Débat: Il s’agit là de l’exégèse d’une période antérieure. Platon a montré ces différences : il envisage une liberté différente selon les groupes sociaux qui interviennent dans la République (le groupe de tête, le groupe de cœur, le groupe du quotidien). On peut voir sous un autre angle, cette notion de liberté par la psychologie ou par la sociologie : la Liberté naturelle, la liberté civile, la liberté politique. Il y a différentes entraves, tabous, non-dits interdits qui sont autant d’obstacles à la liberté. « Si je connaissais toujours ce qui est vrai et bon je serai entièrement libre sans être indifférent » (Descartes)
– Etre libre c’est la première chose que l’homme peut demander. Un prisonnier peut être libre. Sa liberté, c’est son esprit, « Diégo est libre dans sa tête ».
– La liberté est-elle une contrainte ? Pour vivre librement il faut diriger sa vie. Il n’y a pas d’amour il n’y a que des preuves d’amour. Il n’y a pas de liberté il n’y a que des preuves de liberté.
– La liberté est-elle donnée ou est-elle conquête ? Quel est dans tout cela ce que l’on veut.
– On peut rappeler qu’il y a cinq façons de franchir un obstacle : l’affrontement par la violence, l’agression ; la régression, la soumission ; la sublimation ; trouver une autre raison de se bouger comme obstacle plus accessible ; l’envolvement (entourer, encercler, phagocyter)
– La liberté c’est le résultat d’une prise de conscience, d’une révolte conduisant à une libération. C’est une conquête sur soi-même, sur les autres, sur le corps, sur l’ensemble de l’être humain. Platon a vécu sous un tyran qui aurait pu lui retirer sa liberté d’expression. Acquise par la force, la liberté sera conservée par la force. Résister c’est commettre ou poser des actes conscients utiles à la liberté ; elle est toujours à construire, mais la faculté d’adaptation des êtres humains peut contrarier l’avancée globale de la libération. L’acte libre permet de distinguer entre le fatalisme et le libre arbitre. Le déterminisme pose problème. « Dieu commande à Abraham un véritable crime » ; comme Œdipe n’est pas libre quand il tue son père et épouse sa mère. L’homme n’a pas besoin de miracle : il doit transformer les obstacles en moyens, comme le fait le varappeur ou l’escaladeur sur son rocher. Il transforme les conditions défavorables en conditions favorables.

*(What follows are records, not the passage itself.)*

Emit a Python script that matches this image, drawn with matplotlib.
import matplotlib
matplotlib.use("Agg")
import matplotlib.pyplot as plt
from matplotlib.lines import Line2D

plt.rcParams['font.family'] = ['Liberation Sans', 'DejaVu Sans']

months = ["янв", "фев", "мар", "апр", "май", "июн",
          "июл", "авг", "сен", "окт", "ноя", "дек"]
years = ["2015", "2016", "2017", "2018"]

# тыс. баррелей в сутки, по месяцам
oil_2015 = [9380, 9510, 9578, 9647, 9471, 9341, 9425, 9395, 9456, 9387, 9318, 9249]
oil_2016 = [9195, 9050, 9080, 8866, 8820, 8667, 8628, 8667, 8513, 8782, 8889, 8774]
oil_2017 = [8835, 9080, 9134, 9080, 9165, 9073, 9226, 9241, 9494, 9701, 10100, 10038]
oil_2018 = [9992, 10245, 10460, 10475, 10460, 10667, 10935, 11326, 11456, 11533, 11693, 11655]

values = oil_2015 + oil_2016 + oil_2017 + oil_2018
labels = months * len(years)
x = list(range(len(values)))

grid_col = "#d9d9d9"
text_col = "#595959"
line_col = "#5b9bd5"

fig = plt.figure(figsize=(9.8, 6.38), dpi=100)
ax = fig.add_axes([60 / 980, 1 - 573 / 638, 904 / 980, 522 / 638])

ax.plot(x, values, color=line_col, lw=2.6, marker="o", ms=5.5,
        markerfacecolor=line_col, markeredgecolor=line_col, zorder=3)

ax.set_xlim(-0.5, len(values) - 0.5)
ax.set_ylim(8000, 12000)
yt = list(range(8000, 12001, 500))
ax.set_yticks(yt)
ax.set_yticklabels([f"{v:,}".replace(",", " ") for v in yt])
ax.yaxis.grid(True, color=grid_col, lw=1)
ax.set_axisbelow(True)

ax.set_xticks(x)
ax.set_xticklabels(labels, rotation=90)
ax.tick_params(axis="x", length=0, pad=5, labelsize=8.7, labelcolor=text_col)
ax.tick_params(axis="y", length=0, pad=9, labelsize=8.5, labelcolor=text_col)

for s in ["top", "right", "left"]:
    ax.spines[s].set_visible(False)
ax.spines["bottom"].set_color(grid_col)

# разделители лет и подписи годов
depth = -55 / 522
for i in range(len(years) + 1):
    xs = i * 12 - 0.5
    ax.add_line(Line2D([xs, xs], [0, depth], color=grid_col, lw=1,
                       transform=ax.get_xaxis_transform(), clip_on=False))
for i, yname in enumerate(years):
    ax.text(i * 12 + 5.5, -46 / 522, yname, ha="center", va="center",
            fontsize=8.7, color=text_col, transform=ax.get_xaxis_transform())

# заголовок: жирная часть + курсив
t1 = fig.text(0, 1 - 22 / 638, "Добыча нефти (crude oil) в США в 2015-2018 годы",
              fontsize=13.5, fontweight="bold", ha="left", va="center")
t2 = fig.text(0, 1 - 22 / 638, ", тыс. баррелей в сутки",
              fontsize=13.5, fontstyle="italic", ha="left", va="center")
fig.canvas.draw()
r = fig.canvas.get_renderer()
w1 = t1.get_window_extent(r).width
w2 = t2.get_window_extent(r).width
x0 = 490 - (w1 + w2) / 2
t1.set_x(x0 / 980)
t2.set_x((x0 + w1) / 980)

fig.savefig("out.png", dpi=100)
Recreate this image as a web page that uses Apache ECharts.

– L’homme n’est-il pas obstacle de ses techniques, à la fois victime et complice du progrès ? Avons-nous assez de nos connaissances dans le domaine économique, politique, technique ? Est-on libre de n’agir que dans le domaine de la science ? Parler ou écrire au nom de tout un peuple déforme l’humain. Un homme qui parle au nom des autres et au nom de tout un peuple pratique la manipulation. Les pensées collectives pourtant libératrices sont-elles inhumaines ? Cette pensée commune se termine par une négation des différences. Ce n’est pas toujours le cas mais cela se rencontre. Beethoven qui était musicien et sourd produisait du sens et était condamné à s’écouter lui-même. L’humanité est un cortège de sourds. La liberté est à choisir mais pas forcément à imposer. Il est vil de décréter qu’on sera toujours libre. Il y a toujours des maîtres et des esclaves et il y aura toujours des gens pour agir.
– Certes ce schéma est théorique et nous vivons tout et son inverse.
– Le libéralisme c’est l’affaire de quelques uns : le renard dans un poulailler qui choisit les meilleures poules. Le libertaire c’est le compagnon du libéral.
– On nous propose un aphorisme : « Savoir partager 2 oeufs le matin en 3 parts égales, un souci en 2 parts fraternelles, et la liberté en nulle part »
– « Quand la presse est libre, cela peut être bon ou mauvais, mais assurément, sans la liberté, la presse en peut être que mauvaise. Pour la presse comme pour l’homme, la liberté n’offre qu’une chance d’être meilleur, la servitude n’est que la certitude de devenir pire » (Albert Camus)
– La liberté avec ou sans obstacle ne s’use que si l’on ne s’en sert pas.